Many of the guests at Zening are visiting Cyprus for the first time and wouldn’t ordinarily consider Cyprus as a destination offering this type of trip. Most usually travel to Bali, Thailand, India and the Caribbean to find such wellness inspired holidays.

It may take longer for the concept to be welcomed and understood by Cypriots though, as Goyal admits the figures have been reversed in this market.

“I think a lot of our Cypriot guests were quite shocked and surprised by us,” he said. “They are not allowed to smoke, or drive their cars right up to their rooms and they can’t talk on their mobile phones when and where they want. I think that not serving any spirits, the absence of red meat and no fast food is what shocks them the most.”

Goyal said what surprised him was that many Cypriot guests didn’t try to experience the yoga, pilates, fitness and free tennis lessons, or the dozens of other things which comprise the core of the Zening wellness concept.

But he stressed that those Cypriot guests who understood the concept of Zening were delighted with their experience.

Two years of market research found that the resort’s guests would mostly be women who are intellectually and culturally developed, aware, intelligent, sophisticated and with a certain amount of disposable income, much like the character played by Julia Roberts in the film, Eat, Pray, Love. Many are yoga travellers.

“Most of our guests come from the UK – about 40 to 50 per cent. They tend to be the trend setters and the best travelled – then from Scandinavia and Germany.”

There are 135 rooms
There are 135 rooms

Zening consists of 17 different blocks with 135 apartments; many are one beds, masionettes or large studios. There is also a Veda spa, holistic health centre and the Soma restaurant.

Soma is a vegetarian and seafood restaurant; the food is nutritious and fresh. No frozen food is served and most is sourced locally and cooked in a manner which retains nutrients.

Wine and beer are served at Soma, but hard liquor is not.

“We are at Latsi marina, so there are 20 tavernas across the street from us. Anyone can step out and have souvlaki. We don’t want to be an all-inclusive resort; this concept is turning beautiful touristic villages of Cyprus into ghost towns. At the peak of the tourist season, restaurants are not getting any business, whereas we are giving so much business to the local economy. We will never be all inclusive,” he said.

The restaurant is due to open to the public this week.

Despite facing a raft of problems prior to the opening of the resort, including March’s raid on bank accounts, capital controls and legal wrangles with some local contractors, Goyal is here for the long term.

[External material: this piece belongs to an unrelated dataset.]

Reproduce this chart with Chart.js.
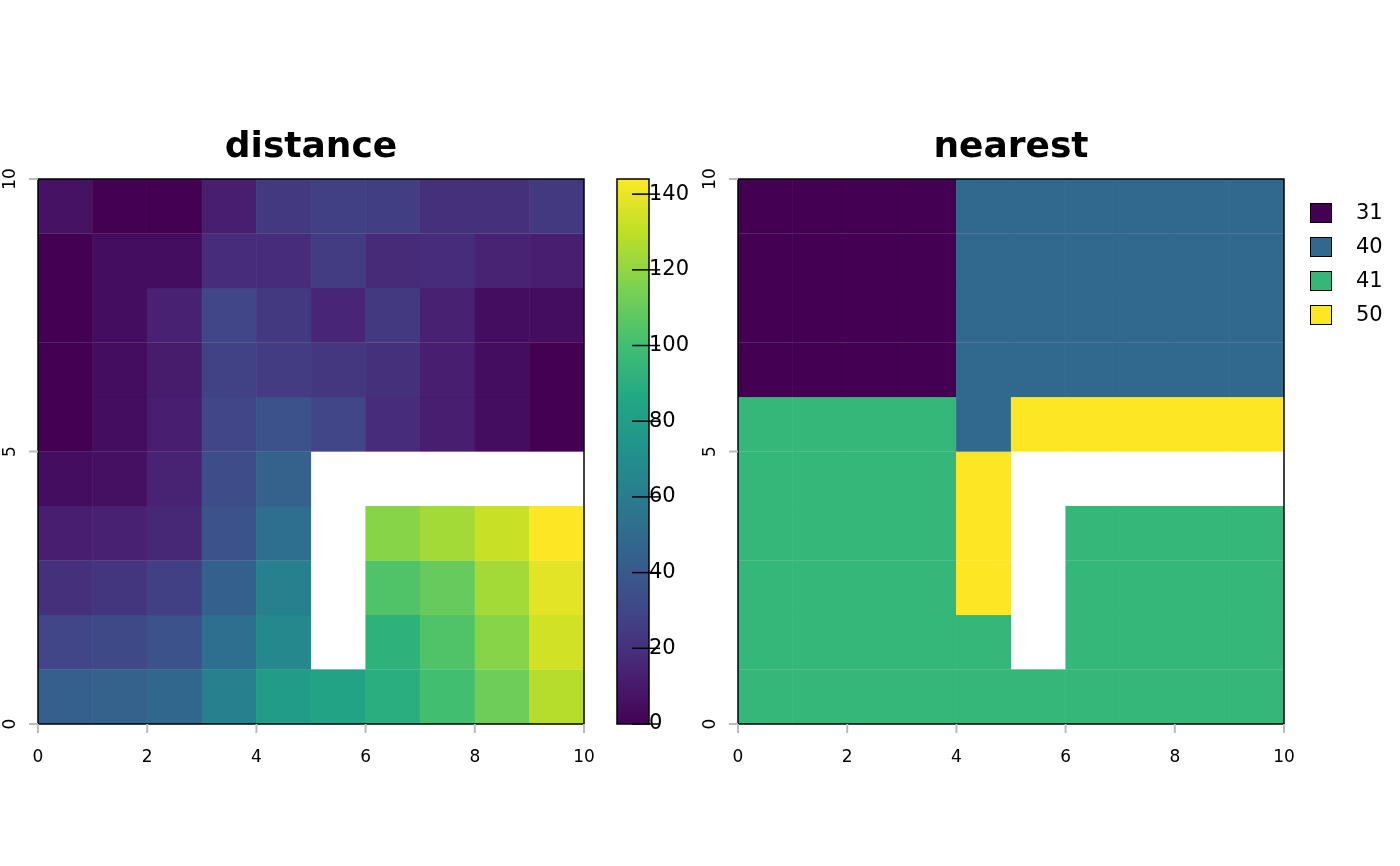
<!DOCTYPE html>
<html>
<head>
<meta charset="utf-8">
<script src="https://cdn.jsdelivr.net/npm/chart.js@4.4.1/dist/chart.umd.min.js"></script>
<style>
  body { margin: 0; background: #fff; font-family: "DejaVu Sans", sans-serif; }
  #wrap { position: relative; width: 1400px; height: 866px; }
  canvas { position: absolute; left: 0; top: 0; }
  .title { position: absolute; top: 124px; font-weight: bold; font-size: 36px; transform: translateX(-50%); }
  .leg { position: absolute; left: 1310px; font-size: 21px; }
  .leg span { display: inline-block; width: 20px; height: 18px; border: 1px solid #000; vertical-align: middle; margin-right: 24px; }
</style>
</head>
<body>
<div id="wrap">
  <canvas id="distChart" width="1400" height="866"></canvas>
  <canvas id="barChart" width="1400" height="866"></canvas>
  <canvas id="nearChart" width="1400" height="866"></canvas>
  <div class="title" style="left:311px">distance</div>
  <div class="title" style="left:1011px">nearest</div>
  <div id="legend"></div>
</div>
<script>
// filas de arriba (y 9-10) hacia abajo (y 0-1); null = NA
const distanceRows = [
  [7, 0, 0, 12, 24, 27, 26, 20, 20, 24],
  [0, 5, 5, 18, 18, 25, 17, 18, 14, 12],
  [0, 5, 13, 30, 24, 15, 24, 13, 5, 5],
  [0, 5, 11, 28, 25, 23, 20, 12, 5, 0],
  [0, 5, 12, 30, 36, 30, 18, 12, 5, 0],
  [5, 6, 14, 33, 45, null, null, null, null, null],
  [12, 13, 16, 36, 52, null, 118, 124, 132, 144],
  [20, 22, 27, 44, 62, null, 104, 110, 124, 138],
  [30, 32, 36, 52, 67, null, 92, 104, 118, 134],
  [43, 45, 48, 62, 79, 83, 90, 100, 112, 128]
];
const nearestRows = [
  [31, 31, 31, 31, 40, 40, 40, 40, 40, 40],
  [31, 31, 31, 31, 40, 40, 40, 40, 40, 40],
  [31, 31, 31, 31, 40, 40, 40, 40, 40, 40],
  [31, 31, 31, 31, 40, 40, 40, 40, 40, 40],
  [41, 41, 41, 41, 40, 50, 50, 50, 50, 50],
  [41, 41, 41, 41, 50, null, null, null, null, null],
  [41, 41, 41, 41, 50, null, 41, 41, 41, 41],
  [41, 41, 41, 41, 50, null, 41, 41, 41, 41],
  [41, 41, 41, 41, 41, null, 41, 41, 41, 41],
  [41, 41, 41, 41, 41, 41, 41, 41, 41, 41]
];
const categories = [31, 40, 41, 50];
const categoryColors = ['#440154', '#31688e', '#35b779', '#fde725'];
const xTicks = [0, 2, 4, 6, 8, 10];
const yTicks = [0, 5, 10];
const barTicks = [0, 20, 40, 60, 80, 100, 120, 140];
const distMax = 144;

const viridisStops = ['#440154', '#482475', '#414487', '#355f8d', '#2a788e', '#21918c',
                      '#22a884', '#44bf70', '#7ad151', '#bddf26', '#fde725'];
function hex(c) { return [1, 3, 5].map(i => parseInt(c.substr(i, 2), 16)); }
function viridis(t) {
  t = Math.max(0, Math.min(1, t)) * (viridisStops.length - 1);
  const i = Math.min(Math.floor(t), viridisStops.length - 2), f = t - i;
  const a = hex(viridisStops[i]), b = hex(viridisStops[i + 1]);
  return 'rgb(' + a.map((v, k) => Math.round(v + (b[k] - v) * f)).join(',') + ')';
}

// Ejes al estilo de terra: marco negro, ticks grises, etiquetas del eje y giradas
const framePlugin = {
  id: 'frame',
  afterDraw(chart) {
    const o = chart.options.plugins.frame;
    if (!o) return;
    const { ctx, chartArea: a, scales } = chart;
    ctx.save();
    ctx.strokeStyle = '#000'; ctx.lineWidth = 1.5;
    ctx.strokeRect(a.left, a.top, a.right - a.left, a.bottom - a.top);
    ctx.strokeStyle = '#bbb'; ctx.lineWidth = 2;
    ctx.fillStyle = '#000'; ctx.font = '17px "DejaVu Sans"';
    ctx.textAlign = 'center'; ctx.textBaseline = 'top';
    xTicks.forEach(v => {
      const x = scales.x.getPixelForValue(v);
      ctx.beginPath(); ctx.moveTo(x, a.bottom); ctx.lineTo(x, a.bottom + 9); ctx.stroke();
      ctx.fillText(String(v), x, a.bottom + 25);
    });
    yTicks.forEach(v => {
      const y = scales.y.getPixelForValue(v);
      ctx.beginPath(); ctx.moveTo(a.left, y); ctx.lineTo(a.left - 9, y); ctx.stroke();
      ctx.save(); ctx.translate(a.left - 27, y); ctx.rotate(-Math.PI / 2);
      ctx.textBaseline = 'middle';
      ctx.fillText(String(v), 0, 0); ctx.restore();
    });
    ctx.restore();
  }
};

function gridDatasets(rows, colorOf) {
  return rows.map((row, r) => {
    const y0 = 9 - r;
    return {
      data: row.map((v, c) => ({ x: c + 0.5, y: v === null ? null : [y0, y0 + 1] })),
      backgroundColor: row.map(v => v === null ? 'rgba(0,0,0,0)' : colorOf(v)),
      borderColor: row.map(v => v === null ? 'rgba(0,0,0,0)' : colorOf(v)),
      borderWidth: 0.6,
      borderSkipped: false,
      grouped: false,
      barPercentage: 1,
      categoryPercentage: 1
    };
  });
}

function gridOptions(left) {
  return {
    responsive: false,
    animation: false,
    layout: { padding: { left: left, right: 1400 - left - 546, top: 179, bottom: 866 - 724 } },
    plugins: { legend: { display: false }, tooltip: { enabled: false }, frame: true },
    scales: {
      x: { type: 'linear', min: 0, max: 10, offset: false, display: false },
      y: { type: 'linear', min: 0, max: 10, display: false }
    }
  };
}

new Chart(document.getElementById('distChart'), {
  type: 'bar',
  data: { datasets: gridDatasets(distanceRows, v => viridis(v / distMax)) },
  options: gridOptions(38),
  plugins: [framePlugin]
});

new Chart(document.getElementById('nearChart'), {
  type: 'bar',
  data: { datasets: gridDatasets(nearestRows, v => categoryColors[categories.indexOf(v)]) },
  options: gridOptions(738),
  plugins: [framePlugin]
});

// Barra de color
const barTicksPlugin = {
  id: 'barTicks',
  afterDraw(chart) {
    const { ctx, chartArea: a, scales } = chart;
    ctx.save();
    ctx.strokeStyle = '#000'; ctx.lineWidth = 1.5;
    ctx.strokeRect(a.left, a.top, a.right - a.left, a.bottom - a.top);
    ctx.fillStyle = '#000'; ctx.font = '21px "DejaVu Sans"';
    ctx.textAlign = 'left'; ctx.textBaseline = 'middle';
    barTicks.forEach(v => {
      const y = scales.y.getPixelForValue(v);
      ctx.beginPath(); ctx.moveTo(a.right - 17, y); ctx.lineTo(a.right + 11, y); ctx.stroke();
      ctx.fillText(String(v), a.right + 0, y);
    });
    ctx.restore();
  }
};

new Chart(document.getElementById('barChart'), {
  type: 'bar',
  data: {
    datasets: [{
      data: [{ x: 0.5, y: [0, distMax] }],
      backgroundColor: (c) => {
        const a = c.chart.chartArea;
        if (!a) return '#440154';
        const g = c.chart.ctx.createLinearGradient(0, a.bottom, 0, a.top);
        for (let i = 0; i <= 40; i++) g.addColorStop(i / 40, viridis(i / 40));
        return g;
      },
      borderWidth: 0,
      barPercentage: 1,
      categoryPercentage: 1
    }]
  },
  options: {
    responsive: false,
    animation: false,
    layout: { padding: { left: 617, right: 1400 - 649, top: 179, bottom: 866 - 724 } },
    plugins: { legend: { display: false }, tooltip: { enabled: false } },
    scales: {
      x: { type: 'linear', min: 0, max: 1, offset: false, display: false },
      y: { type: 'linear', min: 0, max: distMax, display: false }
    }
  },
  plugins: [barTicksPlugin]
});

// Leyenda de categorías
const legend = document.getElementById('legend');
categories.forEach((c, i) => {
  const d = document.createElement('div');
  d.className = 'leg';
  d.style.top = (200 + i * 34) + 'px';
  d.innerHTML = '<span style="background:' + categoryColors[i] + '"></span>' + c;
  legend.appendChild(d);
});
</script>
</body>
</html>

“We have a ten, plus five, plus five agreement on this property. This is our place now. We have invested over five million euros already and there will be another three to five million invested within the next ten to twelve months so we are committed to it.”

But the entrepreneur says there are still a number of problems being encountered on a daily basis as there is no infrastructure for green tourism in Cyprus.

“There is mad consumption, there is no recycling, garbage is just thrown around, people drive like they already have unlimited reservoirs of oil and gas beneath the country.”

Goyal says his goal is to have a zero carbon footprint by 2015. Zening recycles everything. Staff have already started planting a plot of land to grown their own organic vegetables. In addition, a study to enable the resort to generate all of its electricity by solar power is due to be completed.

The investor is also worried about the “complete absence of infrastructure” saying that there are no buses, or transport connections.

“If Cyprus Airways goes bankrupt there are very few flights to Paphos and we would like to see Cyprus as an all year destination.”

Understandably, Goyal is also concerned about the economic situation so he plans to expand his concept outside Cyprus.

“I’ve spent the last two months going back to some of the properties we’ve seen elsewhere in continental Europe and we will try and develop other projects and properties now. We don’t know what will happen here.”

But for now he is basking in his good reception. “People leave here transformed. Zening is a lifestyle, it’s not a holiday and fundamentally, we all want to be happy.